The Magic Lantern and Moving Images from Another Time – The 400 year-old Awe-Inspiring Grandfather of CinemaMagic Lanterns
An American Exclusive Live Magic Lanterns Show imported from the Cinémathèque Française, featuring rare, prismatic and vibrant hand-painted glass slides moving across the giant screen accompanied by an original story written by Laurent Mannoni and Laure Parchomenko, with actor-bonimenteur Nathan Willcocks, harpist Liénor Mancip and foley-artist Zakaria Mahmoud.
The show will take place at the Byrd Theatre.
Example of One of the Hundreds of Hand-painted Glass Images To Come Alive on Screen
in the Byrd Theatre with Amazing Magic Lanterns imported from the Cinémathèque Française
Especially for The 25th Festival
About the participants
Scientific director of the Cinémathèque Française
Laurent Mannoni is the scientific director of the Cinémathèque Française (French Film Institute).

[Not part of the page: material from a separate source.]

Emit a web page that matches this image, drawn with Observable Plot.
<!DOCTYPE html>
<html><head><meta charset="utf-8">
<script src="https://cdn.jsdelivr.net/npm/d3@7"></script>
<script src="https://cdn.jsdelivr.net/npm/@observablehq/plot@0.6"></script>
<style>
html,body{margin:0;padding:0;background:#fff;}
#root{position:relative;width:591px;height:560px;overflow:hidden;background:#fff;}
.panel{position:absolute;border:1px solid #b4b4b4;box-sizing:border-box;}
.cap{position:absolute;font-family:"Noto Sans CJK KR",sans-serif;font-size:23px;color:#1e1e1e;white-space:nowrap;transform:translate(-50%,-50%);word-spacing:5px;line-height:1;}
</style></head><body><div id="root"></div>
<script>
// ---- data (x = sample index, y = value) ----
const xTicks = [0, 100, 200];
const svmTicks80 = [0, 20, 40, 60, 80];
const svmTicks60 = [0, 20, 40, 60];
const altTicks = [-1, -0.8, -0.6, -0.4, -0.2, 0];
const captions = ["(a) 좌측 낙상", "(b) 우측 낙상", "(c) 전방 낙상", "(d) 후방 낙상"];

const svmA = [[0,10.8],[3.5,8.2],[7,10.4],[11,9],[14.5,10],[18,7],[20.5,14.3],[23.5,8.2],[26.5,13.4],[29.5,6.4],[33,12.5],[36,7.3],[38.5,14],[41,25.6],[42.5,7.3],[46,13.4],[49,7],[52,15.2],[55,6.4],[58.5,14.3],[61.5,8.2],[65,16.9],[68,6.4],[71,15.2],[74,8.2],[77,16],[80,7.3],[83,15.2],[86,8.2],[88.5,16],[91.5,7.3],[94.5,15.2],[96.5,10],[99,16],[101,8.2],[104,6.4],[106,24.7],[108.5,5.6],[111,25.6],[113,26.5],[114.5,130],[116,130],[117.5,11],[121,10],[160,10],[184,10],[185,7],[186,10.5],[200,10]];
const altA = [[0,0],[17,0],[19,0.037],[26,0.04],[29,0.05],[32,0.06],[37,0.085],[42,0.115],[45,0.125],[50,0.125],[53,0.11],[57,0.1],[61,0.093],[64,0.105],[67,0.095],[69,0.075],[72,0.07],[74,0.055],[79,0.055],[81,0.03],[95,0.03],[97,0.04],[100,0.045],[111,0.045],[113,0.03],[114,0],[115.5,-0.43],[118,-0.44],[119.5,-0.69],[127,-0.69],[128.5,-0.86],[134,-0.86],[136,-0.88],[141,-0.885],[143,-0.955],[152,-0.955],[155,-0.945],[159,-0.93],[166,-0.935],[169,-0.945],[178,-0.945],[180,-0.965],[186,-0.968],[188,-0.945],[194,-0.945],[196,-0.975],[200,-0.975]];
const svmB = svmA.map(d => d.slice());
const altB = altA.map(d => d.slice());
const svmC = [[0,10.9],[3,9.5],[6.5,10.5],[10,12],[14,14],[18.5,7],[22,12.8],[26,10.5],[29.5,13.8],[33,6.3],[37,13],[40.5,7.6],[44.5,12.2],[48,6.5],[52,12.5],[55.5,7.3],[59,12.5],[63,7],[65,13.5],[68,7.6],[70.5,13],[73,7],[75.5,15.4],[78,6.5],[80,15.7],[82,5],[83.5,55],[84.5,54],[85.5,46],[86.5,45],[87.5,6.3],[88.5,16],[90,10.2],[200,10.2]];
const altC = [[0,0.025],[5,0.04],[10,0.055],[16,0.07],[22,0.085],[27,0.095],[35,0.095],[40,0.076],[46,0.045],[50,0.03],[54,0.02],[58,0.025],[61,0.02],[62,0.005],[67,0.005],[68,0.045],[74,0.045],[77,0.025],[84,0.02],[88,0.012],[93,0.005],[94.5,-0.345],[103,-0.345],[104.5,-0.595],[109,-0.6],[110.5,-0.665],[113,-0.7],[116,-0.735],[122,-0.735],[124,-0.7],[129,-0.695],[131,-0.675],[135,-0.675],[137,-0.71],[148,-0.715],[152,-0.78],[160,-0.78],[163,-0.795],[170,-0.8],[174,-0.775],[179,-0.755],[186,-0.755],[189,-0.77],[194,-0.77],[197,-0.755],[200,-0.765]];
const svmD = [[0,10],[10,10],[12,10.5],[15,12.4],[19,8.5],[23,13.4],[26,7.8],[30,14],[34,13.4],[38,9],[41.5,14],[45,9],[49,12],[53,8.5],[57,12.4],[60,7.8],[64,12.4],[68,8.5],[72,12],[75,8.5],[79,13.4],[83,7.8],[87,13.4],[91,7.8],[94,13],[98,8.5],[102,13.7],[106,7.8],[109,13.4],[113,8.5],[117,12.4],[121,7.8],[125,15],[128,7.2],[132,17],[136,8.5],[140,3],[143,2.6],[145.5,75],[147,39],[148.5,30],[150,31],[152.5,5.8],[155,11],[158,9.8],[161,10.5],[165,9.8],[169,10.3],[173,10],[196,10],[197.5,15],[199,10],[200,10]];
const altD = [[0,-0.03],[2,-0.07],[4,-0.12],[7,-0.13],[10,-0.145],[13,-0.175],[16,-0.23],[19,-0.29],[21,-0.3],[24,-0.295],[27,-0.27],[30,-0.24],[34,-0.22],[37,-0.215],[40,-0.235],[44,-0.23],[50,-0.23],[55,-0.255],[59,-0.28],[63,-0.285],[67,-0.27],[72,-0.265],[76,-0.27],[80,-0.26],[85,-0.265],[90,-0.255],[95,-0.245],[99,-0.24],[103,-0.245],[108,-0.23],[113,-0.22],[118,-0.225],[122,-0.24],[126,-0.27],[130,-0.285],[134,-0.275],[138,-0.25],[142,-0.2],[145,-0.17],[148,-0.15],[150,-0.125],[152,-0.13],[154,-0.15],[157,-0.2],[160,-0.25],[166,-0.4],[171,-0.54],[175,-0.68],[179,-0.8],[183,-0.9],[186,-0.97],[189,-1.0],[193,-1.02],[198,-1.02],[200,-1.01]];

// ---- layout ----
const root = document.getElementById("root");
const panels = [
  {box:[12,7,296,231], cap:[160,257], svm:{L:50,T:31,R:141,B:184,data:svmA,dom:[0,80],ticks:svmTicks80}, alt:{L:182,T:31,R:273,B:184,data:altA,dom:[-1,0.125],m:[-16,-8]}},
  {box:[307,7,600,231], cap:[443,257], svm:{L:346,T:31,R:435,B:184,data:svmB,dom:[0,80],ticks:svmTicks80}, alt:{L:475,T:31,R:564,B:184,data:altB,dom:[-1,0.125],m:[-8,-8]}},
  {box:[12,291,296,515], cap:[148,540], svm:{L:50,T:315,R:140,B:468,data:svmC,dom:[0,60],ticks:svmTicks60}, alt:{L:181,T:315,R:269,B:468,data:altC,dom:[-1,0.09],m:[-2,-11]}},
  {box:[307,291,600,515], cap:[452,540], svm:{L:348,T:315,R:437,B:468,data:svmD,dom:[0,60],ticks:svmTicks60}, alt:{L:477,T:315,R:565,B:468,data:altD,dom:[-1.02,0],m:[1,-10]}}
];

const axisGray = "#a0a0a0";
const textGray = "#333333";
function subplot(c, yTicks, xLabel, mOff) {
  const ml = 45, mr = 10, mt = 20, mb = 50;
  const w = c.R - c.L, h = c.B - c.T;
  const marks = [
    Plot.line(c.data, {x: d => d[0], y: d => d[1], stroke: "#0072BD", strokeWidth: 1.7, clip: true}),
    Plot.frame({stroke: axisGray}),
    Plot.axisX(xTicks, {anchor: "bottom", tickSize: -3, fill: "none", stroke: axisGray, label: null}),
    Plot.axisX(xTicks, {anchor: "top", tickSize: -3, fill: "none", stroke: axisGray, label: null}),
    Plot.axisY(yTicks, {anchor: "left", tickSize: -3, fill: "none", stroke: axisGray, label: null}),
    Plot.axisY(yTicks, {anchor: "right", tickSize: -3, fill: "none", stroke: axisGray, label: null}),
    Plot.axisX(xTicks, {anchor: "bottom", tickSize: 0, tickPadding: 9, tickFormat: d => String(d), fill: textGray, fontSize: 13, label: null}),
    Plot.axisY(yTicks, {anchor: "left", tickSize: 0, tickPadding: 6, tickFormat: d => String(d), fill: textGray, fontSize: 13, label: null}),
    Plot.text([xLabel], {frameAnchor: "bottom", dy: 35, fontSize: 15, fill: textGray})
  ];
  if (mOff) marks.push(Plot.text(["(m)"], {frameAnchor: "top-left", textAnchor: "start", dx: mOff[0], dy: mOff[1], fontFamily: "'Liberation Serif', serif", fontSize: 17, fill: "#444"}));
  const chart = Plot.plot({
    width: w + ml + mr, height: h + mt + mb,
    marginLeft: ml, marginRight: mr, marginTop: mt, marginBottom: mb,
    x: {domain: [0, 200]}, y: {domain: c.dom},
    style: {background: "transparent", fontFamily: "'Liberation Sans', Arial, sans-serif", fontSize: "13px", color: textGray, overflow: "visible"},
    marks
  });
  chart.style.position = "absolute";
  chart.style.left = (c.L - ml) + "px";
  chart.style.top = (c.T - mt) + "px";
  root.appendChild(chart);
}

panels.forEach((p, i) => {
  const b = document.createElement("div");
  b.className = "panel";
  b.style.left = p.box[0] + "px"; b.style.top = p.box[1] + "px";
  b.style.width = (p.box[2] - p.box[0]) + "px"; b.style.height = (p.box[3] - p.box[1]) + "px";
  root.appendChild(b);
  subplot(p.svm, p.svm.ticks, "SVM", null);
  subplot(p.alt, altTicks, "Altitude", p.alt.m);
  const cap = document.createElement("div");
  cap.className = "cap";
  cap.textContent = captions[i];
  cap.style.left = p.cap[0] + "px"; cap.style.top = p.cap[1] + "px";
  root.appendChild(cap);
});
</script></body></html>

He has written more than twenty books on cinema, including topics such as the origins of cinema, German Expressionism, Georges Méliès, Magic Lantern and Painted Film, and more. His most recent project, published in 2016, is titled La Machine cinéma. He is also the curator of numerous exhibitions, including his latest work: De Méliès à la 3D – la machine cinéma, which was in exhibition at the Cinémathèque Française until January 2017. His next exhibition will be of works by Georges Méliès and will be held at the Palais des Festivals in Cannes during the summer of 2017.
Curator at the Cinémathèque Française
Laure Parchomenko has overseen camera collections at the Cinémathèque Française since 2007. In addition to her work as a curator, she had the opportunity of performing magic lantern shows with Laurent Mannoni using the exceptional material provided by the Cinémathèque Française: in Paris, in Turin, at the Musée du Louvre, and at many other locations.

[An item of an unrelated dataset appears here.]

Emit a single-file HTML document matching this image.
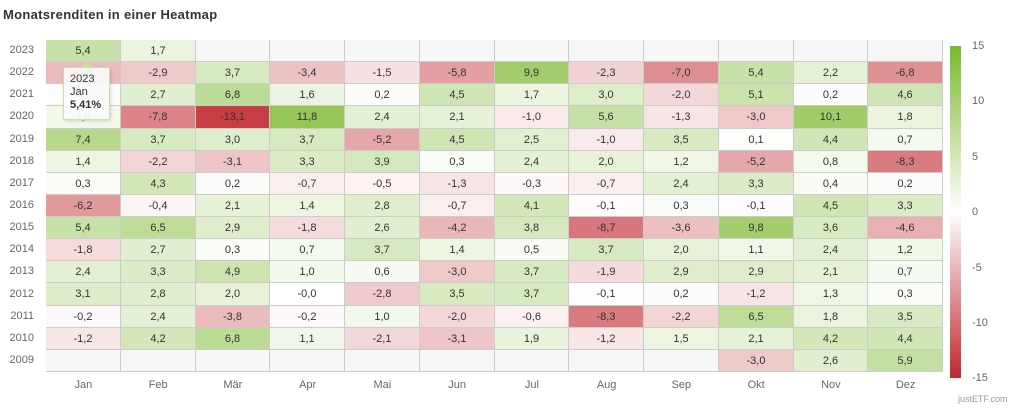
<!DOCTYPE html>
<html><head><meta charset="utf-8"><style>
body{margin:0;width:1023px;height:411px;background:#fff;font-family:"Liberation Sans",sans-serif;position:relative;overflow:hidden}
.t{position:absolute;white-space:nowrap}
.c{position:absolute;box-sizing:border-box;border-right:1px solid #ccc;border-bottom:1px solid #ccc;font-size:11px;color:#333;text-align:center}
.y{position:absolute;font-size:11px;color:#666;text-align:right;width:34px;left:0}
.m{position:absolute;font-size:11px;color:#666;text-align:center;top:379px}
.l{position:absolute;font-size:11px;color:#666;left:972px}
</style></head><body>
<div class="t" style="left:3px;top:7px;font-size:13px;font-weight:bold;color:#333;letter-spacing:0.3px">Monatsrenditen in einer Heatmap</div>
<div id="g" style="position:absolute;left:46px;top:40px;width:897px;height:332px;border-left:1px solid #ccc;border-top:1px solid #ccc;box-sizing:border-box"></div>
<div id="h"></div>
<div style="position:absolute;left:950px;top:46px;width:11px;height:332px;background:linear-gradient(#7cb82f,#fff 50%,#c0272d)"></div>
<div class="l" style="top:40px">15</div><div class="l" style="top:95px">10</div><div class="l" style="top:151px">5</div><div class="l" style="top:206px">0</div><div class="l" style="top:262px">-5</div><div class="l" style="top:317px">-10</div><div class="l" style="top:372px">-15</div>
<div class="t" style="left:958px;top:394px;font-size:9px;color:#999">justETF.com</div>
<div style="position:absolute;left:63px;top:67px;width:47px;height:53px;background:rgba(250,250,250,.92);border:1px solid #c8e0a0;border-radius:2px;box-shadow:1px 1px 3px rgba(0,0,0,.15);font-size:11px;color:#333;line-height:13px;padding:5px 0 0 6px;box-sizing:border-box">2023<br>Jan<br><b>5,41%</b></div>
<div style="position:absolute;left:82px;top:62px;width:0;height:0;border-left:5px solid transparent;border-right:5px solid transparent;border-bottom:5px solid #c8e0a0"></div>
<script>
var D={2023:"5,4|1,7||||||||||",
2022:"-3,8|-2,9|3,7|-3,4|-1,5|-5,8|9,9|-2,3|-7,0|5,4|2,2|-6,8",
2021:"0,1|2,7|6,8|1,6|0,2|4,5|1,7|3,0|-2,0|5,1|0,2|4,6",
2020:"1,0|-7,8|-13,1|11,8|2,4|2,1|-1,0|5,6|-1,3|-3,0|10,1|1,8",
2019:"7,4|3,7|3,0|3,7|-5,2|4,5|2,5|-1,0|3,5|0,1|4,4|0,7",
2018:"1,4|-2,2|-3,1|3,3|3,9|0,3|2,4|2,0|1,2|-5,2|0,8|-8,3",
2017:"0,3|4,3|0,2|-0,7|-0,5|-1,3|-0,3|-0,7|2,4|3,3|0,4|0,2",
2016:"-6,2|-0,4|2,1|1,4|2,8|-0,7|4,1|-0,1|0,3|-0,1|4,5|3,3",
2015:"5,4|6,5|2,9|-1,8|2,6|-4,2|3,8|-8,7|-3,6|9,8|3,6|-4,6",
2014:"-1,8|2,7|0,3|0,7|3,7|1,4|0,5|3,7|2,0|1,1|2,4|1,2",
2013:"2,4|3,3|4,9|1,0|0,6|-3,0|3,7|-1,9|2,9|2,9|2,1|0,7",
2012:"3,1|2,8|2,0|-0,0|-2,8|3,5|3,7|-0,1|0,2|-1,2|1,3|0,3",
2011:"-0,2|2,4|-3,8|-0,2|1,0|-2,0|-0,6|-8,3|-2,2|6,5|1,8|3,5",
2010:"-1,2|4,2|6,8|1,1|-2,1|-3,1|1,9|-1,2|1,5|2,1|4,2|4,4",
2009:"|||||||||-3,0|2,6|5,9"};
var M=["Jan","Feb","Mär","Apr","Mai","Jun","Jul","Aug","Sep","Okt","Nov","Dez"];
var X0=46,Y0=40,W=897/12,H=332/15,h="";
function col(v){var t=Math.pow(Math.min(Math.abs(v)/15,1),0.85),c=v>=0?[124,184,47]:[192,39,45];
return "rgb("+c.map(function(k){return Math.round(255-(255-k)*t)}).join(",")+")";}
for(var r=0;r<15;r++){var yr=2023-r,a=D[yr].split("|");
h+='<div class="y" style="top:'+(Y0+r*H+H/2-7)+'px">'+yr+'</div>';
for(var i=0;i<12;i++){var s=a[i],x1=Math.round(X0+i*W),x2=Math.round(X0+(i+1)*W),y1=Math.round(Y0+r*H),y2=Math.round(Y0+(r+1)*H);
var bg=s===""?"#f7f7f7":col(parseFloat(s.replace(",",".")));
h+='<div class="c" style="left:'+x1+'px;top:'+y1+'px;width:'+(x2-x1)+'px;height:'+(y2-y1)+'px;line-height:'+(y2-y1)+'px;background:'+bg+'">'+s+'</div>';}}
for(var i=0;i<12;i++)h+='<div class="m" style="left:'+(X0+i*W)+'px;width:'+W+'px">'+M[i]+'</div>';
document.getElementById("h").innerHTML=h;
</script>
</body></html>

Tri-lingual, Nathan Willcocks has acted in more than thirty theatrical plays, notably in the United Kingdom with directors Marianne Elliott at the Royal Exchange Theatre (Martin Yesterday) and Ken Campbell (The Warp). In France, he played in The Yellow Rose directed by Jacques Connort which was also presented at the 2014 Avignon Theatre Festival. For television, he has been in shoots both in Spain with Cesc Gay and in France for the series Versailles and Missions. For the big screen, he has collaborated closely with the director Morgan Simon for whom he starred in Essaie de mourir jeune, nominated for a César award for Best Short Film in 2016 and the feature film Compte tes blessures, which was a prize winner the same year at the San Sebastian Film Festival. In 2017, Nathan Willcocks was recently cast in the first feature film by Woody Harrelson, Lost in London, which drew attention as single-shot-sequence film screened live in 550 cinemas in the United States this past January 19th.
A tenured professor at the Departmental Conservatory at Châteauroux, Aliénor Mancip performs for a variety of venues, regional and national orchestras such as the Opera of Tours, the National Orchestra of Lyons, the Lucerne Festival Academy when directed by the late Pierre Boulez…

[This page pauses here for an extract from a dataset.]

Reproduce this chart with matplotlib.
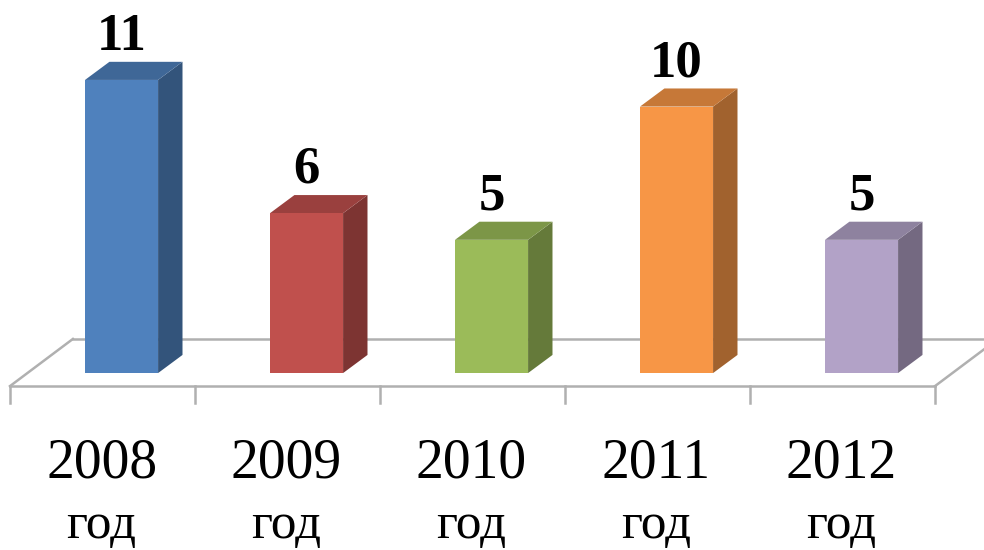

With a professional background as both a pianist and harpist, Aliénor Mancip earned her music degree from the Conservatoire National Supérieur de Musique de Paris; she studied the harp under Isabelle Moretti as well as pedagogy. Passionate about chamber music, Aliénor plays regularly with different ensembles (a flute, alto and harp trio, and an English horn and harp duo…) for numerous festivals. Aliénor Mancip plays a Lyon and Healy harp.
Zakaria Mahmoud, videographer specialized in music and writing is the foley-artist for the magic lantern show. He goes all out in his creation of complementary sounds to accompany the hand-painted glass slides in order to reinforce the phantasmagoria and further immerse the spectator in the spectacle.